The same might apply to Final Cut, Steven Bach’s book about the pretentious fiasco that was Heaven’s Gate, Michael Cimino’s fanatically authentic, and therefore hideously expensive, re-creation of a Wild West range war that never happened in the first place. On behalf of United Artists, Steven Bach was the executive in charge: a suit with a proven brain. So really, in writing his account of how it all went wrong, he was in the same position as Jake Eberts at Goldcrest. The book is a piercing character study of Michael Cimino, from which the reader is forced to conclude that Cimino never had a character at all. He was a chameleon with delusions of grandeur. He lied like Hemingway—he invented a role for himself in the Green Berets in the same way that Hemingway invented a role for himself in the Arditi—and operated on the principle that if you disagreed with him about anything you must have been working with the enemy. But some of his delusions were convincing: hence the perfection of the trap into which Bach and the other UA executives so worthily walked, convinced that Cimino was a great film artist. To do them, and him, credit, he had already provided the world with what looked like proof that this might be true. His movie The Deer Hunter was such a huge hit, both critical and commercial, that he was hailed as an avatar.

Prestige and money: that dangerous double score. The paradox underlying the whole mad project of Heaven’s Gate was that the studio got into it because the executives believed in art. If Cimino had not been carrying his wealth of laurels as an artist, and promising to add to them, his big idea for the range war epic would never have got off the ground—or, at least, never gone on location. But off he and his vast crew went to Montana, where they had already set fire to a hill of money before a single camera turned. A large piece of Montana Cimino bought for himself, on the studio’s tab. Long ago, Erich von Stroheim taught Hollywood how hard it is to stop a runaway production.
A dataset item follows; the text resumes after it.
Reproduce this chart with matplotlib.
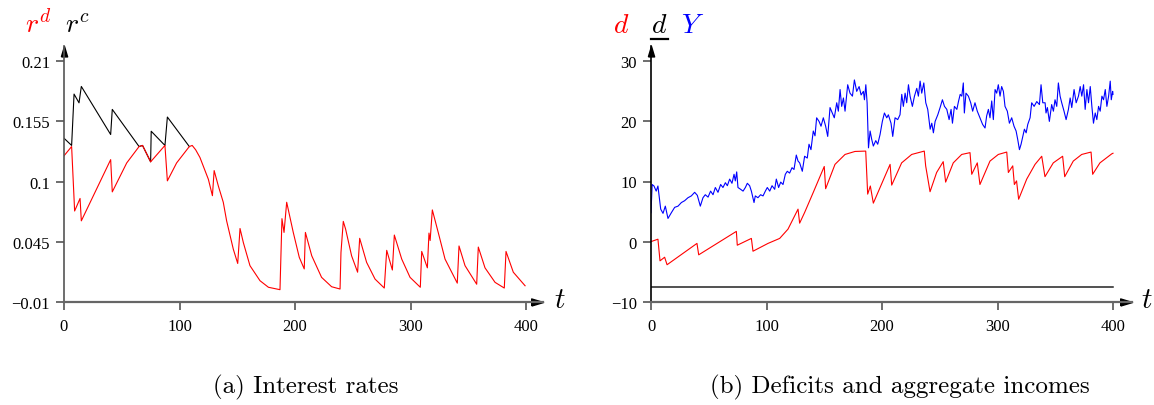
import numpy as np
import matplotlib.pyplot as plt
from matplotlib.lines import Line2D

# r^d (red) and r^c (black), panel (a)
rd_t = [0, 6.6, 9.2, 13.9, 15, 40.4, 41.8, 54.3, 65, 68, 75, 87.4, 89.5, 97.5, 108.5, 111, 114,
        117.7, 125, 128.5, 130, 133.6, 137.9, 140.8, 146.6, 150.4, 152.4, 155.3, 161, 169.7, 177,
        187, 188.7, 190.5, 192.8, 198.5, 203.7, 208, 209, 214.5, 223, 231.7, 239, 239.8, 241.8,
        243.8, 249, 254.2, 256, 262, 269.3, 277.3, 279.4, 284.3, 286, 292.4, 299.6, 308.5, 309.7,
        314.6, 316, 317, 318.9, 324, 329.9, 340.5, 342, 347.2, 357.3, 358.7, 364.5, 373.2, 381.2,
        382.7, 389, 399.2]
rd_v = [0.1235, 0.132, 0.073, 0.0845, 0.064, 0.12, 0.0905, 0.117, 0.132, 0.133, 0.118, 0.133,
        0.1006, 0.117, 0.132, 0.133, 0.129, 0.122, 0.102, 0.087, 0.11, 0.096, 0.081, 0.064, 0.038,
        0.025, 0.057, 0.044, 0.023, 0.0092, 0.0032, 0.001, 0.066, 0.0534, 0.081, 0.0534, 0.0306,
        0.02, 0.0534, 0.032, 0.0123, 0.0037, 0.0016, 0.035, 0.0635, 0.0565, 0.032, 0.017, 0.048,
        0.026, 0.0107, 0.0025, 0.037, 0.019, 0.051, 0.029, 0.0123, 0.0032, 0.036, 0.021, 0.0528,
        0.046, 0.074, 0.0534, 0.029, 0.007, 0.041, 0.023, 0.006, 0.04, 0.021, 0.0077, 0.0025,
        0.036, 0.017, 0.0046]
rc_t = [0, 6.6, 8.7, 13, 15, 40.4, 41.8, 65, 68, 75, 75.5, 87.4, 89.5, 108.5]
rc_v = [0.1396, 0.133, 0.18, 0.172, 0.187, 0.143, 0.166, 0.132, 0.133, 0.118, 0.146, 0.133,
        0.159, 0.132]

# d (red), Y (blue), d_bar (black), panel (b)
d_t = [0, 6, 7.8, 11.8, 13.9, 39.8, 41.3, 73.9, 74.7, 86.9, 88.3, 101.3, 111.4, 118.6, 127.3,
       128.7, 133, 140.3, 150, 151.2, 159.3, 168, 176.6, 185.9, 187.6, 189.9, 192.5, 202.6, 207,
       208.4, 217, 225.7, 236.6, 237.8, 241.6, 247.3, 253, 255.1, 261.7, 269, 276.2, 277.7, 282.5,
       284.8, 293.5, 300.7, 308, 309.4, 313.2, 314.6, 316.5, 318.3, 325.3, 332.5, 338.3, 341.1,
       348.3, 356.4, 358.2, 365.6, 372.9, 381, 382.4, 388.7, 398.9, 400]
d_v = [0, 0.4, -3.2, -2.6, -3.85, -0.3, -2.2, 1.7, -0.6, 0.53, -1.6, -0.3, 0.53, 2.07, 5.4,
       3.07, 4.84, 8.1, 12.5, 8.8, 12.85, 14.5, 15.0, 15.06, 7.9, 9.25, 6.4, 10.9, 12.85, 9.4,
       13.1, 14.5, 15.06, 12.6, 8.3, 11.5, 13.3, 9.9, 13.1, 14.5, 14.8, 11.2, 13.1, 9.5, 13.4,
       14.5, 14.9, 11.5, 12.6, 9.5, 10.1, 7.05, 10.4, 12.85, 14.2, 10.8, 13.1, 14.2, 10.8, 13.4,
       14.5, 14.9, 11.2, 13.1, 14.6, 14.7]
y_t = [0, 1, 2.6, 4.5, 6, 8.4, 10.4, 12.4, 14.7, 17.6, 20.5, 23.4, 26.3, 29.1, 32, 34.9, 37.8,
       40.1, 42.7, 45, 47, 49.4, 51.6, 53.7, 55.7, 58, 60.3, 62.3, 64.4, 66.1, 68.1, 70.1, 71.9,
       73, 74.2, 75.3, 77.6, 79.7, 81.7, 83.4, 85.4, 86.9, 89.2, 90.3, 92.6, 94.9, 97, 99, 100.7,
       102.8, 104.8, 107.1, 108.5, 110.5, 112.3, 114.3, 116.3, 118, 120, 122.1, 123.8, 125.8,
       127.3, 128.7, 131, 133, 135.3, 136.8, 138.5, 140.5, 142, 143.4, 145.5, 147.2, 149.2, 151.2,
       153, 155, 157, 158.7, 160.8, 162.2, 163.7, 165.1, 166.6, 168, 170.3, 172.3, 174.4, 176.1,
       178.1, 180.2, 181.9, 183.9, 184.8, 186, 187.1, 188.3, 189.7, 191.1, 192.5, 194.6, 196.3,
       198.3, 200.3, 202.1, 204.1, 205.5, 207.8, 209.3, 211.3, 213.6, 215.6, 217.1, 218.5, 220,
       221.4, 222.9, 224.3, 226.3, 228.1, 230.1, 231.5, 233, 234.4, 236.2, 237.9, 239.6, 241.7,
       243.1, 244.5, 246, 248.3, 250.3, 252.3, 254.1, 256.1, 258.1, 259.8, 261, 262.7, 264.8,
       266.2, 267.7, 269.1, 270.4, 271.3, 272.7, 274.8, 276.8, 278.5, 280.5, 282.5, 284.8, 287.1,
       289.2, 290.6, 292.1, 293.5, 295, 296.4, 297.9, 299.3, 300.7, 302.2, 303.6, 305.1, 306.5,
       308.5, 310.3, 312.3, 314.3, 316.1, 317.5, 319, 320.4, 321.9, 323.3, 324.8, 326.2, 328.2,
       329.6, 331.7, 334, 336.3, 337.7, 339.2, 341.2, 342, 343.2, 344.9, 346.9, 348.4, 349.8,
       351.3, 352.7, 354.2, 355.6, 357.6, 359.4, 361.4, 362.9, 364.3, 366.3, 368.1, 370.1, 371.6,
       373, 374.5, 375.9, 377.4, 378.8, 380.3, 381.7, 383.1, 384.6, 386, 387.5, 388.9, 390.4,
       391.8, 393.3, 394.7, 396.2, 397.6, 398.5, 399.7, 400]
y_v = [4.8, 9.5, 9.25, 8.4, 9.25, 5.4, 4.7, 5.9, 3.85, 4.8, 5.7, 5.9, 6.5, 6.8, 7.3, 7.6, 8.2,
       7.7, 5.9, 7.3, 7.8, 7.4, 8.4, 7.8, 9.0, 8.2, 9.5, 9.0, 9.8, 9.3, 10.4, 9.7, 11.2, 10.1,
       11.6, 9.0, 8.7, 8.4, 9.0, 9.7, 9.3, 8.4, 6.5, 7.6, 7.3, 7.8, 7.6, 8.4, 9.0, 8.4, 9.3, 8.7,
       10.4, 9.0, 9.9, 9.5, 11.2, 11.7, 11.4, 12.3, 12.0, 14.4, 13.4, 13.1, 11.7, 14.2, 13.9,
       16.2, 15.3, 18.4, 17.6, 20.6, 20.0, 19.2, 20.6, 19.2, 17.5, 22.3, 21.4, 20.6, 23.1, 21.7,
       25.3, 22.5, 23.9, 21.7, 26.1, 24.7, 24.2, 26.9, 25.0, 25.8, 24.4, 25.0, 23.6, 26.1, 23.1,
       15.6, 18.4, 17.0, 15.9, 16.8, 16.2, 17.8, 20.0, 21.4, 20.6, 21.1, 19.7, 17.5, 20.6, 20.3,
       21.1, 24.5, 22.5, 24.7, 23.1, 26.1, 24.2, 22.5, 24.2, 25.5, 24.2, 26.7, 24.7, 26.4, 23.1,
       22.0, 18.7, 19.7, 18.1, 20.0, 21.1, 22.3, 23.6, 22.5, 22.0, 20.3, 22.0, 19.7, 22.5, 22.0,
       23.3, 24.5, 24.2, 26.4, 21.4, 24.7, 24.2, 23.1, 21.7, 23.1, 21.7, 20.6, 19.5, 18.9, 20.9,
       22.0, 20.6, 23.4, 20.3, 25.3, 24.7, 26.1, 24.2, 25.8, 25.0, 22.5, 21.7, 19.7, 20.6, 19.2,
       18.4, 17.0, 15.3, 16.2, 17.5, 18.7, 18.1, 19.5, 20.6, 23.1, 22.5, 23.3, 22.8, 26.1, 23.1,
       23.1, 21.4, 22.3, 20.0, 22.8, 21.7, 23.6, 22.5, 26.4, 24.2, 23.1, 21.7, 20.3, 22.0, 23.9,
       22.3, 25.3, 23.1, 24.2, 25.8, 24.2, 26.1, 22.0, 25.3, 23.1, 25.8, 22.5, 19.7, 21.4, 20.3,
       22.5, 21.7, 24.2, 23.6, 25.3, 22.5, 24.2, 26.7, 23.6, 25.0, 24.5]
dbar = -7.5

x_ticks = [0, 100, 200, 300, 400]
ra_ticks = [-0.01, 0.045, 0.1, 0.155, 0.21]
ra_labels = ['\u22120.01', '0.045', '0.1', '0.155', '0.21']
rb_ticks = [-10, 0, 10, 20, 30]
rb_labels = ['\u221210', '0', '10', '20', '30']

plt.rcParams['mathtext.fontset'] = 'cm'

W, H = 1154, 406
fig = plt.figure(figsize=(W / 100, H / 100), dpi=100)


def px_axes(x0, x1, y_top, y_bot):
    # axes from pixel box
    return fig.add_axes([x0 / W, 1 - y_bot / H, (x1 - x0) / W, (y_bot - y_top) / H])


def style(ax, yticks, ylabels, ycol):
    ax.spines['top'].set_visible(False)
    ax.spines['right'].set_visible(False)
    ax.spines['bottom'].set_color('#666666')
    ax.spines['bottom'].set_linewidth(1.6)
    ax.spines['left'].set_color(ycol)
    ax.spines['left'].set_linewidth(1.2)
    ax.set_xticks(x_ticks)
    ax.set_yticks(yticks)
    ax.set_yticklabels(ylabels)
    ax.tick_params(axis='both', direction='out', length=6, width=1.2, color='#555555',
                   labelsize=12, pad=4)
    ax.tick_params(axis='x', pad=6)
    for lab in ax.get_xticklabels() + ax.get_yticklabels():
        lab.set_family('Liberation Serif')
    # arrow heads at the axis ends
    ax.plot(1, 0, marker=[(-2, -0.6), (0, 0), (-2, 0.6), (-2, -0.6)], ms=17, color='k',
            transform=ax.transAxes, clip_on=False)
    ax.plot(0, 1, marker=[(-0.6, -2), (0, 0), (0.6, -2), (-0.6, -2)], ms=15, color='k',
            transform=ax.transAxes, clip_on=False)


# panel (a)
ax1 = px_axes(64, 543, 46.7, 302.7)
ax1.plot(rc_t, rc_v, color='black', lw=0.8)
ax1.plot(rd_t, rd_v, color='red', lw=0.8)
ax1.set_xlim(0, (543 - 64) / 1.155)
ax1.set_ylim(-0.01, -0.01 + 256 / 1092.7)
style(ax1, ra_ticks, ra_labels, '#555555')

# panel (b)
ax2 = px_axes(651, 1132, 46.7, 302.7)
ax2.plot(y_t, y_v, color='blue', lw=0.8)
ax2.plot(d_t, d_v, color='red', lw=0.8)
ax2.plot([0, 400], [dbar, dbar], color='#222222', lw=1.1)
ax2.set_xlim(0, (1132 - 651) / 1.155)
ax2.set_ylim(-10, -10 + 256 / 6.01)
style(ax2, rb_ticks, rb_labels, 'black')

# axis names
fs = 20
fig.text(25 / W, 1 - 33 / H, r'$r^d$', color='red', fontsize=fs, va='baseline')
fig.text(65 / W, 1 - 33 / H, r'$r^c$', color='black', fontsize=fs, va='baseline')
fig.text(554 / W, 1 - 300 / H, r'$t$', fontsize=fs + 1, va='center')
fig.text(613 / W, 1 - 33 / H, r'$d$', color='red', fontsize=fs, va='baseline')
fig.text(651 / W, 1 - 33 / H, r'$d$', color='black', fontsize=fs, va='baseline')
fig.add_artist(Line2D([651 / W, 668 / W], [1 - 40 / H, 1 - 40 / H], color='black', lw=1.6))
fig.text(681 / W, 1 - 33 / H, r'$Y$', color='blue', fontsize=fs, va='baseline')
fig.text(1141 / W, 1 - 300 / H, r'$t$', fontsize=fs + 1, va='center')

# captions
fig.text(306 / W, 1 - 387 / H, '(a) Interest rates', family='cmr10', fontsize=18,
         ha='center', va='center')
fig.text(900 / W, 1 - 387 / H, '(b) Deficits and aggregate incomes', family='cmr10',
         fontsize=18, ha='center', va='center')

fig.savefig('out.png', dpi=100)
United Artists might also have drawn on the example of the Anglo-French Concorde supersonic airliner project, which was unstoppable for the same reason: when you have spent so much, it becomes impossible to write it off. But Bach’s rueful narrative is a demonstration of how it is possible to understand every stage of a disaster and still be forced to go along with it to the end.

It ended in bad reviews and an empty box office. I still remember seeing it, and feeling my life growing shorter in a way that I don’t feel even now, when it is. After the smoke cleared, United Artists was in ruins and Michael Cimino changed gender. Steven Bach went on to write this marvelous book. His book about Leni Riefenstahl is also very good, although I won’t be reading it again: her movies were monstrous, but so was she, so there was no discrepancy between aim and result, and hence no lesson. Heaven’s Gate was all lessons; and today, in its afterlife, it exists on no other level. The strangest and most long-lasting of the lessons, however, was that some of the critics managed to convince themselves that a shapeless movie—and not just shapeless in its general outline, but shapeless from scene to scene—was some kind of masterpiece. There have been several attempts to resuscitate the reputation that it justly never earned. One concludes that in the field of movie criticism there is a sucker born every minute. Were he still alive, Steven Bach would have the grace to say that the same applies to movie executives. Since his book came out in 1985 I have taken pleasure in recommending it to anyone who shows signs of being interested in the popular arts, or, indeed, in any kind of arts at all.